Top news of the day from across the health care landscape.
A nonprofit group wants manufacturers, distributors, and retailers to post warnings about a cancer-causing chemical found in coffee that is a natural byproduct of the roasting process, according to CNBC. Acrylamide is a carcinogen found in cooked foods, and although the coffee industry acknowledges the presence of the chemical in coffee, it argues that the levels are harmless and do not outweigh the benefits. The long-running lawsuit, which has been in the courts since 2010, claims Starbucks and approximately 90 other companies failed to follow state law that requires warning signs about hazardous chemicals. Two years ago, coffee companies lost the first round of the case and are currently presenting their last defense in a Los Angeles courtroom, CNBC reported.
In a continued effort to slow the distribution of illegal drugs through international mail facilities, the FDA said it targeted more than 500 rogue online pharmacies unlawfully distributing illicit drugs, including counterfeit medications and controlled substances. According to The Washington Post, the crackdown was part of the global operation Pangea X, led by the international police organization Interpol, and is designed to identify illegal distributors annually. This year, regulatory officials, police, and customs from 123 countries joined forces to seize millions of doses of dietary, supplements, painkillers, epilepsy medication, erectile dysfunction pills, and antipsychotic medication. The FDA targeted websites illegally selling opioids online and shipping them throughout the United States. According to the Post, the FDA sent 13 warning letters to operators of more than 400 websites. Nearly 100 domain names were seized.
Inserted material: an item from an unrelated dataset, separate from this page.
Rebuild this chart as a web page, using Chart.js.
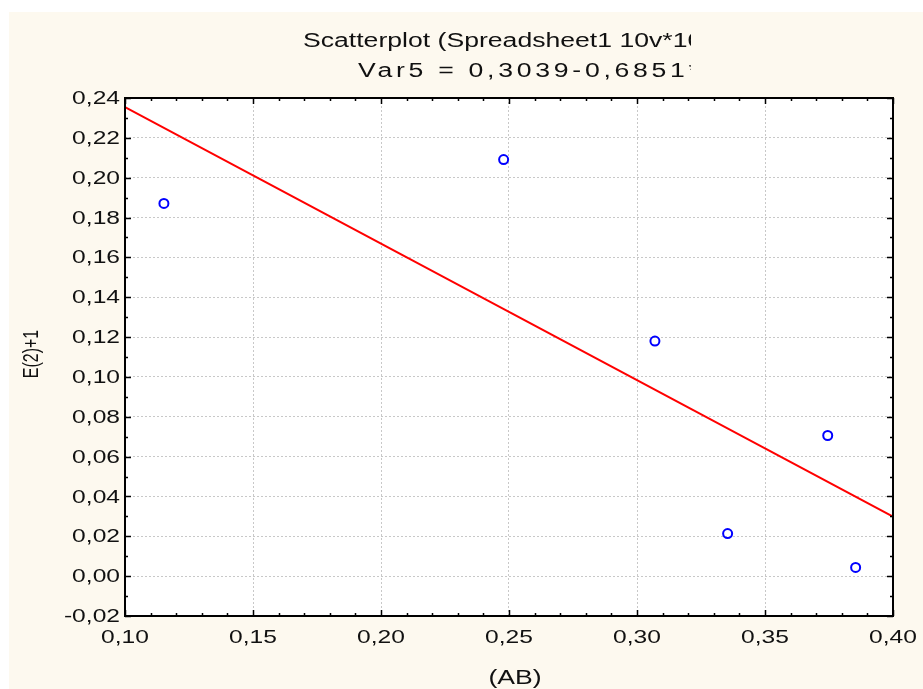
<!DOCTYPE html>
<html>
<head>
<meta charset="utf-8">
<script src="https://cdn.jsdelivr.net/npm/chart.js@4/dist/chart.umd.min.js"></script>
<style>
  body { margin: 0; background: #ffffff; }
  canvas { display: block; }
</style>
</head>
<body>
<canvas id="scatter" width="923" height="689"></canvas>
<script>
// values
const xValues = [0.1152, 0.2479, 0.3070, 0.3354, 0.3745, 0.3854];
const yValues = [0.1871, 0.2091, 0.1180, 0.0214, 0.0706, 0.0044];
// fitted line Var5 = 0,3039-0,6851*x at the ends of the x range
const fitX = [0.10, 0.40];
const fitY = [0.2354, 0.0299];

const titleLines = ['Scatterplot (Spreadsheet1 10v*10c)', 'Var5 = 0,3039-0,6851*x'];
const xTitle = '(AB)';
const yTitle = 'E(2)+1';

const stretch = 1.33;   // the source picture is drawn wider than tall
const fontName = '"Liberation Sans", Arial, sans-serif';

function commaLabel(v) {
    return v.toFixed(2).replace('.', ',');
}

function wideText(ctx, text, x, y, size, align, baseline, spacing) {
    ctx.save();
    ctx.font = size + 'px ' + fontName;
    ctx.fillStyle = '#111111';
    ctx.textAlign = align;
    ctx.textBaseline = baseline;
    if (spacing) ctx.letterSpacing = spacing + 'px';
    ctx.translate(x, y);
    ctx.scale(stretch, 1);
    ctx.fillText(text, 0, 0);
    ctx.restore();
}

const framePlugin = {
    id: 'frame',
    beforeDraw(chart) {
        const ctx = chart.ctx;
        const a = chart.chartArea;
        ctx.save();
        ctx.fillStyle = '#ffffff';
        ctx.fillRect(0, 0, chart.width, chart.height);
        ctx.fillStyle = '#fdf9ef';
        ctx.fillRect(9, 12, chart.width - 9, chart.height - 12);
        ctx.fillStyle = '#ffffff';
        ctx.fillRect(a.left, a.top, a.right - a.left, a.bottom - a.top);
        ctx.restore();
    },
    afterDraw(chart) {
        const ctx = chart.ctx;
        const a = chart.chartArea;
        const xs = chart.scales.x;
        const ys = chart.scales.y;

        // inward tick marks on all four sides
        ctx.save();
        ctx.strokeStyle = '#000000';
        ctx.lineWidth = 1.5;
        ctx.beginPath();
        for (let i = 0; i <= 30; i++) {
            const v = xs.min + i * 0.01;
            const px = Math.round(xs.getPixelForValue(v)) + 0.5;
            const len = i % 5 === 0 ? 6 : 3;
            ctx.moveTo(px, a.bottom); ctx.lineTo(px, a.bottom - len);
            ctx.moveTo(px, a.top); ctx.lineTo(px, a.top + len);
        }
        for (let i = 0; i <= 26; i++) {
            const v = ys.min + i * 0.01;
            const py = Math.round(ys.getPixelForValue(v)) + 0.5;
            const len = i % 2 === 0 ? 6 : 3;
            ctx.moveTo(a.left, py); ctx.lineTo(a.left + len, py);
            ctx.moveTo(a.right, py); ctx.lineTo(a.right - len, py);
        }
        ctx.stroke();
        ctx.lineWidth = 2;
        ctx.strokeRect(a.left, a.top, a.right - a.left, a.bottom - a.top);
        ctx.restore();

        // tick labels
        xs.ticks.forEach(t => {
            wideText(ctx, commaLabel(t.value), xs.getPixelForValue(t.value), a.bottom + 13, 18.5, 'center', 'top');
        });
        ys.ticks.forEach(t => {
            wideText(ctx, commaLabel(t.value), a.left - 5, ys.getPixelForValue(t.value) + 1, 18.5, 'right', 'middle');
        });

        // axis titles
        wideText(ctx, xTitle, (a.left + a.right) / 2 + 6, 684, 20, 'center', 'alphabetic');
        ctx.save();
        ctx.font = '16px ' + fontName;
        ctx.fillStyle = '#111111';
        ctx.textAlign = 'center';
        ctx.textBaseline = 'middle';
        ctx.translate(32.5, 354);
        ctx.scale(stretch, 1);
        ctx.rotate(-Math.PI / 2);
        ctx.fillText(yTitle, 0, 0);
        ctx.restore();

        // title, cut off on the right as in the source
        ctx.save();
        ctx.beginPath();
        ctx.rect(0, 0, 691, a.top);
        ctx.clip();
        wideText(ctx, titleLines[0], 303, 47, 20, 'left', 'alphabetic');
        wideText(ctx, titleLines[1], 358, 77, 20, 'left', 'alphabetic', 2.8);
        ctx.restore();
    }
};

const points = xValues.map((x, i) => ({ x: x, y: yValues[i] }));
const fitPoints = fitX.map((x, i) => ({ x: x, y: fitY[i] }));

const config = {
    type: 'scatter',
    data: {
        datasets: [{
            label: 'Var5',
            data: points,
            pointStyle: 'circle',
            pointRadius: 4.5,
            pointBorderWidth: 2,
            borderColor: '#0000ff',
            backgroundColor: 'rgba(0,0,0,0)',
            order: 1
        }, {
            label: 'fit',
            type: 'line',
            data: fitPoints,
            showLine: true,
            pointRadius: 0,
            borderColor: '#ff0000',
            borderWidth: 2,
            fill: false,
            order: 2
        }]
    },
    options: {
        responsive: false,
        animation: false,
        devicePixelRatio: 1,
        layout: { padding: { left: 125, right: 30, top: 98, bottom: 73 } },
        plugins: {
            legend: { display: false },
            tooltip: { enabled: false },
            title: { display: false }
        },
        scales: {
            x: {
                type: 'linear',
                min: 0.10,
                max: 0.40,
                ticks: { display: false, stepSize: 0.05 },
                grid: { color: '#c8c8c8', lineWidth: 1, drawTicks: false },
                border: { display: false, dash: [2, 2] },
                afterFit: s => { s.height = 0; }
            },
            y: {
                type: 'linear',
                min: -0.02,
                max: 0.24,
                ticks: { display: false, stepSize: 0.02 },
                grid: { color: '#c8c8c8', lineWidth: 1, drawTicks: false },
                border: { display: false, dash: [2, 2] },
                afterFit: s => { s.width = 0; }
            }
        }
    },
    plugins: [framePlugin]
};

new Chart(document.getElementById('scatter'), config);
</script>
</body>
</html>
Insurance giant Anthem said it will now direct a majority of outpatients needing MRIs or CT scans to independent imaging centers, according to Kaiser Health News. Anthem said the change in policy is designed to provide high-quality, safe care while reducing medical costs. Communications Director Lori McLaughlin said the new policy applies to 4.5 million enrollees in individual and group plans in 13 states. Furthermore, it could save Anthem enrollees hundreds of dollars. Critics argue the rule will only lead to fragmented care for patients. Leah Binder, president and CEO of Leapfrog Group, told KHN, “To achieve true value, you have to have high-quality care at good prices. Anthem would be better off judging the quality of these [imaging] diagnoses.”